## begin Source material

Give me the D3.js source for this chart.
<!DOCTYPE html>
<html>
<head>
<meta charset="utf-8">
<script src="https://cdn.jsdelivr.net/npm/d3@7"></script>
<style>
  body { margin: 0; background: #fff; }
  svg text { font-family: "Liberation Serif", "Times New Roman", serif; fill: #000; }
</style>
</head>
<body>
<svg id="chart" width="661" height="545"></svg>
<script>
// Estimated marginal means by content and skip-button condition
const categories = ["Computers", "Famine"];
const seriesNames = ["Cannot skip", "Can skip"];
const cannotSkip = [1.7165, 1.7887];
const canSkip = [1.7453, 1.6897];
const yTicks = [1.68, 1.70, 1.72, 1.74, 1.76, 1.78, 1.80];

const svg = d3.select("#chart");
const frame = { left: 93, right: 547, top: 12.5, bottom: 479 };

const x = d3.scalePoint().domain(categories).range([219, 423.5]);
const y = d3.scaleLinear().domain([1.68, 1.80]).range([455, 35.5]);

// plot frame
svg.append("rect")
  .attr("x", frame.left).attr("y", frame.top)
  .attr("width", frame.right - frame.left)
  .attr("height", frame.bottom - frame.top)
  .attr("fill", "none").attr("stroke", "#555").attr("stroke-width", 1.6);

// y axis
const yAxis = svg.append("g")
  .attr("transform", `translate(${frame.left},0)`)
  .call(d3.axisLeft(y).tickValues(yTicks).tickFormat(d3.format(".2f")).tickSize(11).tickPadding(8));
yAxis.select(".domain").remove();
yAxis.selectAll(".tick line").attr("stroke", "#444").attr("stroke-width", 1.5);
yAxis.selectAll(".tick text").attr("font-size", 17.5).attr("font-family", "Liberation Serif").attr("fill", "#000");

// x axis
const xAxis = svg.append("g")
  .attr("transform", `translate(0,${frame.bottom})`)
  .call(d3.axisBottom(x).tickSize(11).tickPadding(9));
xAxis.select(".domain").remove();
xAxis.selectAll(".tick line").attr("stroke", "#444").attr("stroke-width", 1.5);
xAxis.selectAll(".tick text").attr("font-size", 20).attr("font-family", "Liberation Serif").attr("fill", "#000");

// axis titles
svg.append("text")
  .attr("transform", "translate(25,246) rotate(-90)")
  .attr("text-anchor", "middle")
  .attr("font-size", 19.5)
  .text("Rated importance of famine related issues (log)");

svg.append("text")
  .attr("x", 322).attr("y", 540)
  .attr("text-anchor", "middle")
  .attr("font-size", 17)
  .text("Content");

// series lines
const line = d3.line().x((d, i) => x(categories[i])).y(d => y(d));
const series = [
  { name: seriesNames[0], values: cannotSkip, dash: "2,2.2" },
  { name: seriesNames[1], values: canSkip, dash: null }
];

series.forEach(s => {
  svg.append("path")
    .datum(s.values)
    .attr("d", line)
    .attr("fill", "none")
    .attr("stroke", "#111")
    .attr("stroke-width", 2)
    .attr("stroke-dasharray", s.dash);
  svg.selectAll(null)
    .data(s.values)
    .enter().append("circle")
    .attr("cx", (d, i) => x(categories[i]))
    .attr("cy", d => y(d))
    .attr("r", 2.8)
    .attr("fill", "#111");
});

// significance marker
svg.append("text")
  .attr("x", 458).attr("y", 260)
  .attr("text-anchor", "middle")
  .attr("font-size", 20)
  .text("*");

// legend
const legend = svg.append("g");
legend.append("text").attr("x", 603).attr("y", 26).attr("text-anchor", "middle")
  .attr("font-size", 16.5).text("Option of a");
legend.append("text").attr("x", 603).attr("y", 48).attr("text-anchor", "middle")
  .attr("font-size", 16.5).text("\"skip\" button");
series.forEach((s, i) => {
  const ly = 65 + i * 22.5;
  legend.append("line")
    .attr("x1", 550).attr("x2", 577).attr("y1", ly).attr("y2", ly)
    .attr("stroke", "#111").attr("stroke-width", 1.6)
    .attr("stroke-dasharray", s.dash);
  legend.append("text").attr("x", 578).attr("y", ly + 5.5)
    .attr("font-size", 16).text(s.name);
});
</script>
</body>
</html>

## end Source material

● **What is being asked**: Repeat exactly, please, each line from the beginning of the data through the line with "d3.scaleLinear().domain([1.68, 1.80]).range([455, 35.5]);" in it, and only those lines.

● **Expected output**:
Give me the D3.js source for this chart.
<!DOCTYPE html>
<html>
<head>
<meta charset="utf-8">
<script src="https://cdn.jsdelivr.net/npm/d3@7"></script>
<style>
  body { margin: 0; background: #fff; }
  svg text { font-family: "Liberation Serif", "Times New Roman", serif; fill: #000; }
</style>
</head>
<body>
<svg id="chart" width="661" height="545"></svg>
<script>
// Estimated marginal means by content and skip-button condition
const categories = ["Computers", "Famine"];
const seriesNames = ["Cannot skip", "Can skip"];
const cannotSkip = [1.7165, 1.7887];
const canSkip = [1.7453, 1.6897];
const yTicks = [1.68, 1.70, 1.72, 1.74, 1.76, 1.78, 1.80];

const svg = d3.select("#chart");
const frame = { left: 93, right: 547, top: 12.5, bottom: 479 };

const x = d3.scalePoint().domain(categories).range([219, 423.5]);
const y = d3.scaleLinear().domain([1.68, 1.80]).range([455, 35.5]);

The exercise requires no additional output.